Peppers thrive in a well-drained, fertile soil that is well supplied with moisture. Use a starter fertilizer when transplanting. Apply supplemental fertilizer (side-dressing) after the first flush of peppers is set. Mircale Grow Tomato Plant Foot is a fine product to side dress peppers. Because a uniform moisture supply is essential with peppers, especially during the harvest season, irrigate during dry periods. Hot, dry winds and dry soil may prevent fruit set or cause abortion of small immature fruits. Peppers, like all plants produce their own food. Nutrients supplied by mineral soils, compost and side dressing are needed by plants to produce their own food. A plant will only absorb nutrients at the rate needed by the plant. Other than Nitrogen, growth rate is more a function of genetics and weather. It's likes kids, we can not make them grow faster than their genetics allow, but by providing the nutrients they need we can issue that thier diet is not limiting their growth. Stimulating excessive green growth with high amounts of nitrogen fertilizes invites insect infestations and disease.

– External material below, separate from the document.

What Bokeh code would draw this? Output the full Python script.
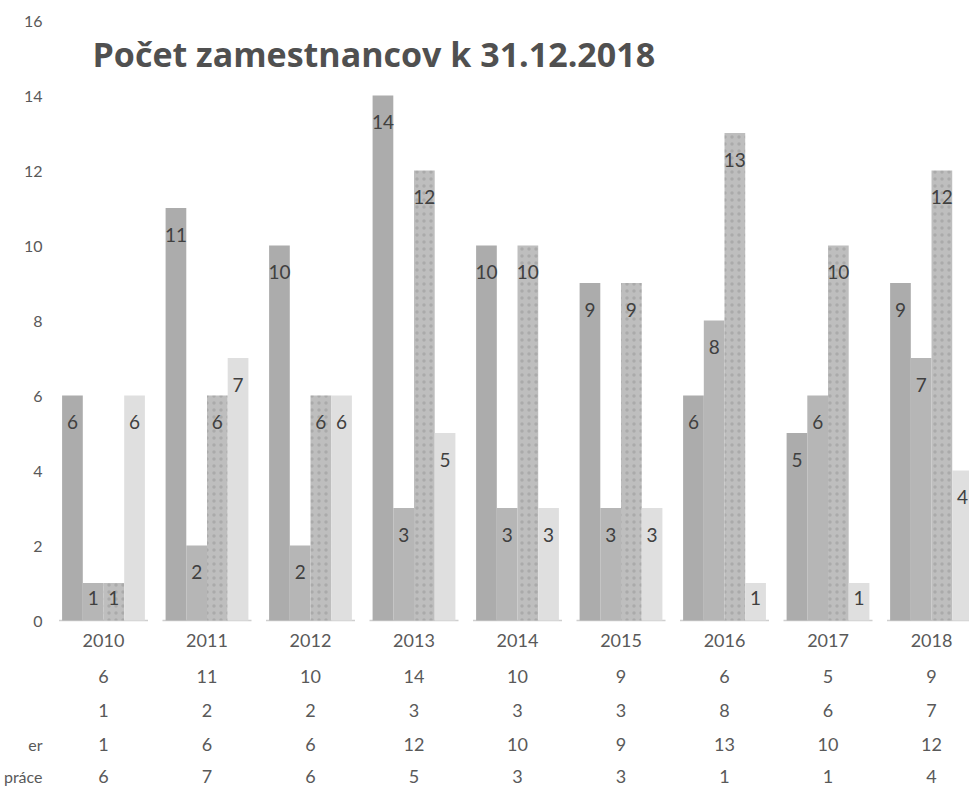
from bokeh.plotting import figure
from bokeh.models import FixedTicker, ColumnDataSource, Label, Range1d
from bokeh.core.properties import value
from bokeh.embed import file_html
from bokeh.resources import INLINE

# ---- data ----
years = ["2010", "2011", "2012", "2013", "2014", "2015", "2016", "2017", "2018"]
series_1 = [6, 11, 10, 14, 10, 9, 6, 5, 9]
series_2 = [1, 2, 2, 3, 3, 3, 8, 6, 7]
series_3 = [1, 6, 6, 12, 10, 9, 13, 10, 12]
series_4 = [6, 7, 6, 5, 3, 3, 1, 1, 4]
row_names = ["", "", "er", "práce"]   # visible (cropped) data-table row names
y_ticks = [0, 2, 4, 6, 8, 10, 12, 14, 16]
title_text = "Počet zamestnancov k 31.12.2018"

# ---- style / layout ----
FONT = "Lato"
colors = ["#acacac", "#b6b6b6", "#bebebe", "#dfdfdf"]
offsets = [-0.3, -0.1, 0.1, 0.3]
bar_w = 0.2
label_color = "#404040"
table_color = "#595959"

PX_PER_UNIT = 37.5
row_y = [-0.533, -1.493, -2.40, -3.307, -4.16]

p = figure(width=969, height=786, output_backend="svg", toolbar_location=None,
           x_range=Range1d(-0.541, 8.367), y_range=Range1d(-4.427, 16.533),
           x_axis_location=None, min_border_left=44, min_border_right=0,
           min_border_top=0, min_border_bottom=0)
p.outline_line_color = None
p.grid.visible = False
p.background_fill_color = "white"
p.border_fill_color = "white"

# y axis: value ticks, plus the (cropped) data-table row names
yax = p.yaxis[0]
overrides = {}
tick_list = list(y_ticks)
for r, name in enumerate(row_names):
    if name:
        tick_list.append(row_y[r + 1])
        overrides[row_y[r + 1]] = name
yax.ticker = FixedTicker(ticks=tick_list)
yax.major_label_overrides = overrides
yax.axis_line_color = None
yax.major_tick_line_color = None
yax.minor_tick_line_color = None
yax.major_tick_out = 0
yax.major_tick_in = 0
yax.major_label_standoff = 5
yax.major_label_text_font = FONT
yax.major_label_text_font_size = "16px"
yax.major_label_text_color = table_color

# axis baseline segments under each category
idx = list(range(len(years)))
p.segment(x0=[i - 0.43 for i in idx], y0=[0] * len(idx),
          x1=[i + 0.43 for i in idx], y1=[0] * len(idx),
          line_color="#cfcfcf", line_width=1.5)

all_series = [series_1, series_2, series_3, series_4]
for k, (vals, col, off) in enumerate(zip(all_series, colors, offsets)):
    xs = [i + off for i in idx]
    src = ColumnDataSource(dict(x=xs, top=vals))
    kw = {}
    if k == 2:
        kw = dict(hatch_pattern=".", hatch_color="#6e6e6e", hatch_alpha=0.25, hatch_scale=7)
    p.vbar(x="x", top="top", width=bar_w, source=src, fill_color=col,
           line_color=None, **kw)
    # data labels (inside end)
    ly = [v - 27.0 / PX_PER_UNIT if v >= 2 else v - 15.0 / PX_PER_UNIT for v in vals]
    lsrc = ColumnDataSource(dict(x=xs, y=ly, t=[str(v) for v in vals]))
    p.text(x="x", y="y", text="t", source=lsrc, text_font=value(FONT),
           text_font_size="19px", text_align="center", text_baseline="middle",
           text_color=label_color)

# data table: year row + value rows
tsrc = ColumnDataSource(dict(x=idx, y=[row_y[0]] * len(idx), t=years))
p.text(x="x", y="y", text="t", source=tsrc, text_font=value(FONT),
       text_font_size="18px", text_align="center", text_baseline="middle",
       text_color=table_color)
for r, vals in enumerate(all_series):
    rsrc = ColumnDataSource(dict(x=idx, y=[row_y[r + 1]] * len(idx),
                                 t=[str(v) for v in vals]))
    p.text(x="x", y="y", text="t", source=rsrc, text_font=value(FONT),
           text_font_size="18px", text_align="center", text_baseline="middle",
           text_color=table_color)

p.add_layout(Label(x=-0.106, y=15.11, text=title_text, text_font="Open Sans",
                   text_font_size="34px", text_font_style="bold",
                   text_align="left", text_baseline="middle",
                   text_color="#505050"))

open("out.html", "w").write(file_html(p, INLINE))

Reply:Some varieties of pepper plants, particularly the "sweet" varieties, take a long time to flower up and bear fruit. In my garden right now, I have hot peppers that are going gang-busters, but my sweet bells are not even flowering yet.
Sounds like you are doing all the right things, although don't expect miracles from Miracle Grow because peppers take their time.
I live in a warm, coastal climate and I don't expect to get any sweet peppers until late September or October. (I like them to turn red before I eat them.) Just be patient and give them as much sun as possible.